Many contemporary philosophers have followed Nietzsche in welcoming desire back into the gallery. Alexander Nehamas argues that the real response to beauty is eros — a longing to possess it, to know it more fully. He points to Édouard Manet’s Olympia (1863), a painting of a naked prostitute staring directly at the viewer. It wasn’t a formal exercise in shapes and colors; it was meant to jolt male viewers into realizing they weren’t just looking at a safe, idealized goddess but at a real woman of their own time. The painting’s erotic charge is part of its artistic power. Richard Shusterman goes further, proposing that we treat sexual experience itself as an aesthetic experience — both are deeply felt, structured, and valued for their own sake.

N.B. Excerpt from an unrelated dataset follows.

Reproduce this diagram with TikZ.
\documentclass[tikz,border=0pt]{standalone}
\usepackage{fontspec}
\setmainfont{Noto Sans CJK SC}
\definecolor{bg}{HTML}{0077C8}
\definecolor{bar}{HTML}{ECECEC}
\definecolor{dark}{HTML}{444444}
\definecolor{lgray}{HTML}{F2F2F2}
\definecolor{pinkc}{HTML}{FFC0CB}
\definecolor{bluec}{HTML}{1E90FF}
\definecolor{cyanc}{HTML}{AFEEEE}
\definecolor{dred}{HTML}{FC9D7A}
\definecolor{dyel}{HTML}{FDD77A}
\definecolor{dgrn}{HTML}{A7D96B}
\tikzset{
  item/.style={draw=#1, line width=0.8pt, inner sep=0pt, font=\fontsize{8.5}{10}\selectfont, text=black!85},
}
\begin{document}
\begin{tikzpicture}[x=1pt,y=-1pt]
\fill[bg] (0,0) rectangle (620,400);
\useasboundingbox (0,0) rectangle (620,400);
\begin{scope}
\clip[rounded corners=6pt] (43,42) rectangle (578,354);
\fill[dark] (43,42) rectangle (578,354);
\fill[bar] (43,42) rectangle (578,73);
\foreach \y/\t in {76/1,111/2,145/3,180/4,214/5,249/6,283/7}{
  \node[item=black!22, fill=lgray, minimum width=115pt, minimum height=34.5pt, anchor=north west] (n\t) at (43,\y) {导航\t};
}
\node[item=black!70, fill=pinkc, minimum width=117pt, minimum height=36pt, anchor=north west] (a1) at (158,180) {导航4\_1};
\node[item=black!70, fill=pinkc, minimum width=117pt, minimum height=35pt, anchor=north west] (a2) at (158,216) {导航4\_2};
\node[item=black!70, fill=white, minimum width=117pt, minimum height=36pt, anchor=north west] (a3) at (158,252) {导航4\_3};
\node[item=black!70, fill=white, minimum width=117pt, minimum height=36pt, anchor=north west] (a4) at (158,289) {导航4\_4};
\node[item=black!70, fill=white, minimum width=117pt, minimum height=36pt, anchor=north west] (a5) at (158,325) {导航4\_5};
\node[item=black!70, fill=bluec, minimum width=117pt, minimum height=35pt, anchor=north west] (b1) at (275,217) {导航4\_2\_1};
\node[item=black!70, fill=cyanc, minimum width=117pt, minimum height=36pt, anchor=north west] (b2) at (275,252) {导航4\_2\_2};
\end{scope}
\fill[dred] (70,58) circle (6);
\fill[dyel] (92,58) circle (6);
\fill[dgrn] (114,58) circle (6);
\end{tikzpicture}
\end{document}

In this view, erotic art isn’t an embarrassing relative; it’s a window into what makes art matter.
Thanks to this pushback, most aestheticians today accept that erotic art can be genuine art. But the fight didn’t end. It simply shifted to a new boundary line: the one separating erotic art from pornography.
The New Fight: Erotic Art vs. Pornography

Even if erotic art deserves a place in the museum, many philosophers argue that pornography — images or films intended purely for sexual arousal — does not. Roger Scruton (1944–2020) claimed that erotic art, like Titian’s Venus of Urbino, focuses on the face and personality, treating a person as a subject, while pornography turns people into objects and “disenchants” them, destroying the source of their beauty. Scruton insisted that when an image arouses you, it becomes an “aesthetic defect,” a fall out of the proper artistic attitude.

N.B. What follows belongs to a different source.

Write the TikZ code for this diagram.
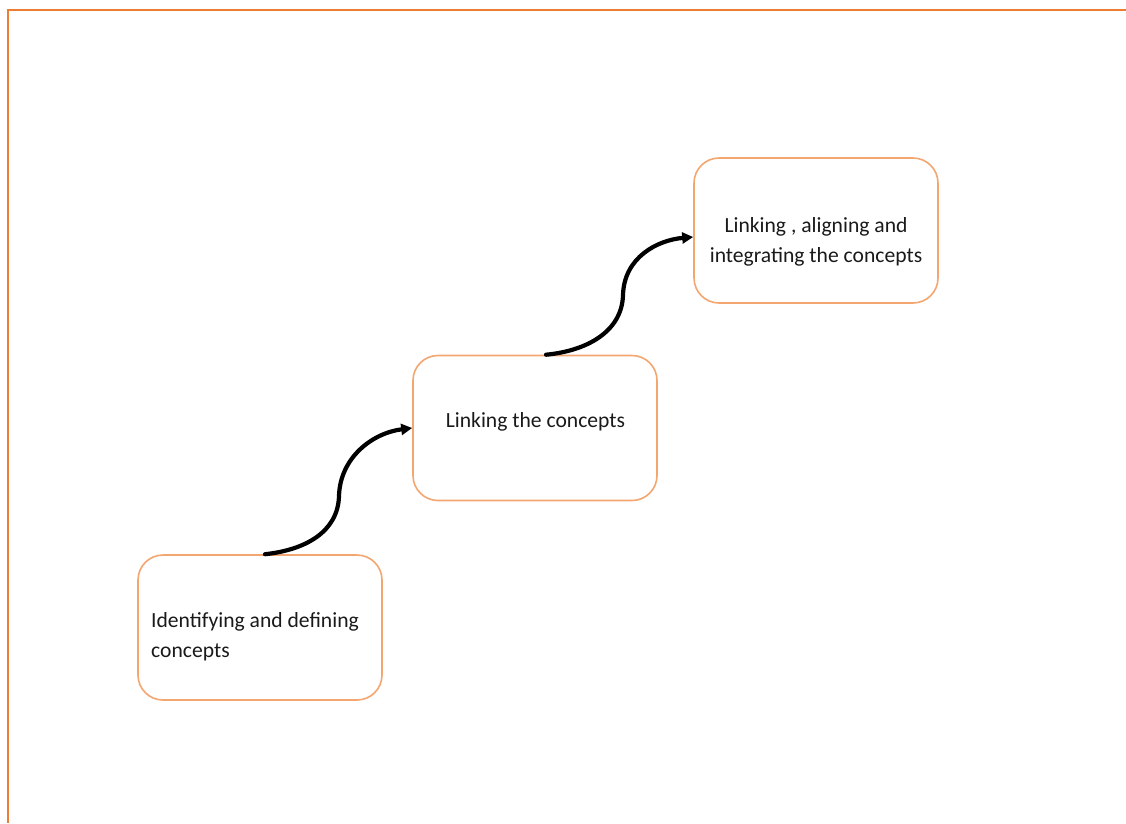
\documentclass[tikz,border=0pt]{standalone}
\usepackage{fontspec}
\setmainfont{Carlito}
\usetikzlibrary{arrows.meta}
\definecolor{boxline}{RGB}{244,166,112}
\definecolor{pageedge}{RGB}{237,125,49}
\definecolor{labeltext}{RGB}{26,26,26}
\begin{document}
\begin{tikzpicture}[x=1pt,y=-1pt,
  stagebox/.style={draw=boxline,line width=1.6pt,rounded corners=25pt,
    minimum width=244pt,minimum height=145pt,inner sep=0pt,fill=white},
  stagetext/.style={inner sep=0pt,text=labeltext,
    font=\fontsize{21.6}{30}\selectfont},
  flow/.style={line width=4.2pt,line cap=round,
    -{Triangle[length=11pt,width=11pt]}}]
\useasboundingbox (0,0) rectangle (1126,823);
% page frame edges
\coordinate (ftl) at (7.5,9.5);
\coordinate (ftr) at (1126,9.5);
\coordinate (fbl) at (7.5,823);
\draw[pageedge,line width=2pt] (fbl) -- (ftl) -- (ftr);

% the three stages
\node[stagebox] (b1) at (260,627.5) {};
\node[stagebox] (b2) at (535,428) {};
\node[stagebox] (b3) at (816,230.5) {};

\node[stagetext,anchor=west,align=left] (t1) at (151,637)
  {Identifying and defining\\concepts};
\node[stagetext,anchor=base] (t2) at (535.5,427) {Linking the concepts};
\node[stagetext,align=center] (t3) at (816,241.5)
  {Linking , aligning and\\integrating the concepts};

% curved connectors between stages
\coordinate (m1) at (339,496);
\coordinate (m2) at (623,295);
\draw[flow] ([xshift=5pt]b1.north) .. controls (305,550) and (338,532) .. (m1)
  .. controls (340,458) and (372,433) .. (b2.west);
\draw[flow] ([xshift=11pt]b2.north) .. controls (586,351) and (622,332) .. (m2)
  .. controls (624,257) and (658,240) .. ([yshift=-6.5pt]b3.west);
\end{tikzpicture}
\end{document}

Jerrold Levinson offered a sharper argument. He said that erotic art asks you to attend to the way the work is made — its style, its form, its brushstrokes — because the goal is aesthetic delight. Pornography, on the other hand, asks you to look through the image, ignoring the artfulness, to get to the sexual content as directly as possible. In technical terms, erotic art treats the representation as at least partly opaque (you notice the surface), while pornography treats it as wholly transparent (you just want to see what’s shown). These two kinds of attention, Levinson argued, are incompatible. You can’t fully enjoy a work as erotic art and as pornography at the same moment.

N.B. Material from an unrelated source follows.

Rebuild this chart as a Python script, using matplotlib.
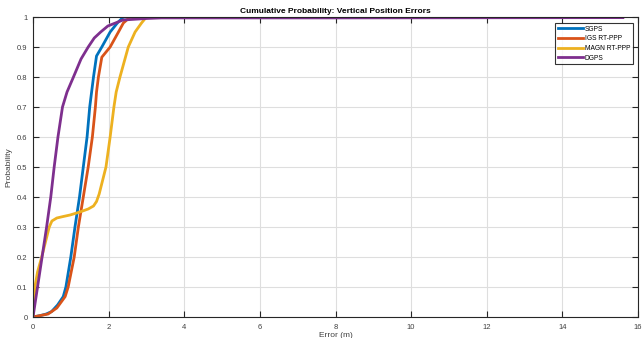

But many philosophers push back. They point out that some material we call “pornography” is layered, witty, and even philosophical. In 18th-century France, pornographic novels carried the word “philosophy” in their titles and were used to criticize political and religious authorities. Works like Thérèse Philosophe (1748) used explicit scenes to communicate ideas about materialism and human machinery. Today, feminist pornographers create films that center on mutual pleasure, consent, and emotional connection — undercutting the idea that pornography must be simple or dehumanizing. And then there’s work like the Japanese hidden shunga: postcards that looked like peaceful landscapes until held up to light, when they revealed lovers. Such images seem to be both artful and arousing. So if a single work can be clever, visually beautiful, and sexually stimulating, the hard line between erotic art and pornography becomes blurry.
What Feminists Saw: Bodies and Power

Feminist thinkers added a moral dimension to the debate. Gloria Steinem described what she called “a clear and present difference” between erotica and pornography. Erotic images, she thought, show warmth, touch, and equal partners; pornography shows force, inequality, and conquest. Many feminists have argued that mainstream pornography is harmful because it objectifies (treats a person as a thing to be used) and can shape real-life attitudes in damaging ways.
But this doesn’t let erotic art off the hook. Philosophers like Anne Eaton have shown that some celebrated erotic paintings — including Titian’s Rape of Europa — also portray unequal power and invite viewers to see women primarily as sex objects. The concept of the male gaze describes how many works in the Western tradition assume a male viewer who is meant to take pleasure in looking at a woman’s body as an object. If the moral problem is objectification or eroticizing inequality, then plenty of high-art nudes share that problem with pornography.
At the same time, a wave of feminist pornography has tried to create sexually explicit material that is respectful, diverse, and even consciousness-raising — confusing the neat moral division. The lesson many philosophers now draw is that we can’t simply sort images into a good “erotic art” pile and a bad “pornography” pile. Both categories contain works that celebrate genuine connection and works that treat people poorly. What matters is the specific attitudes and effects of each piece, not just which label we stick on it.
Why This Old Question Feels So New

You might think all these dusty fights about old paintings don’t have much to do with you. But they do. Every day you swim through a sea of images that are designed to grab your attention and stir your feelings — TikTok dances, music videos, billboards, video game characters, even the way your phone organizes photos. Some of those images are meant to be artistic; others are meant only to sell you something or to get a reaction. Many deliberately play with desire and attraction.
The question that troubled Kant, delighted Nietzsche, and still divides philosophers today is really this: can something that arouses strong bodily feelings also be worthy of our deepest thought and admiration? If a song makes you want to move or a film makes your heart race in a romantic way, does that heighten or cheapen your experience of it? And when does an image cross from exciting into harmful — treating someone as less than a full person?
There’s no single right answer. That’s what makes the topic so alive. But by paying attention to how images work on us, and by asking what attitudes they encourage, we stop being passive sponges and start becoming thoughtful viewers. That shift — from just reacting to really seeing — is at the heart of both art and philosophy.
Think about it
- If a song makes you feel romantic or want to dance, does that make it less artistic? Why or why not?
- Suppose a friend shows you a drawing that you find offensive because of how it portrays people. If your friend says, “It’s just art,” how do you decide whether it’s okay?
- Do you think museums should show works that some visitors find sexually shocking, or should they avoid them? What would you choose to put on display?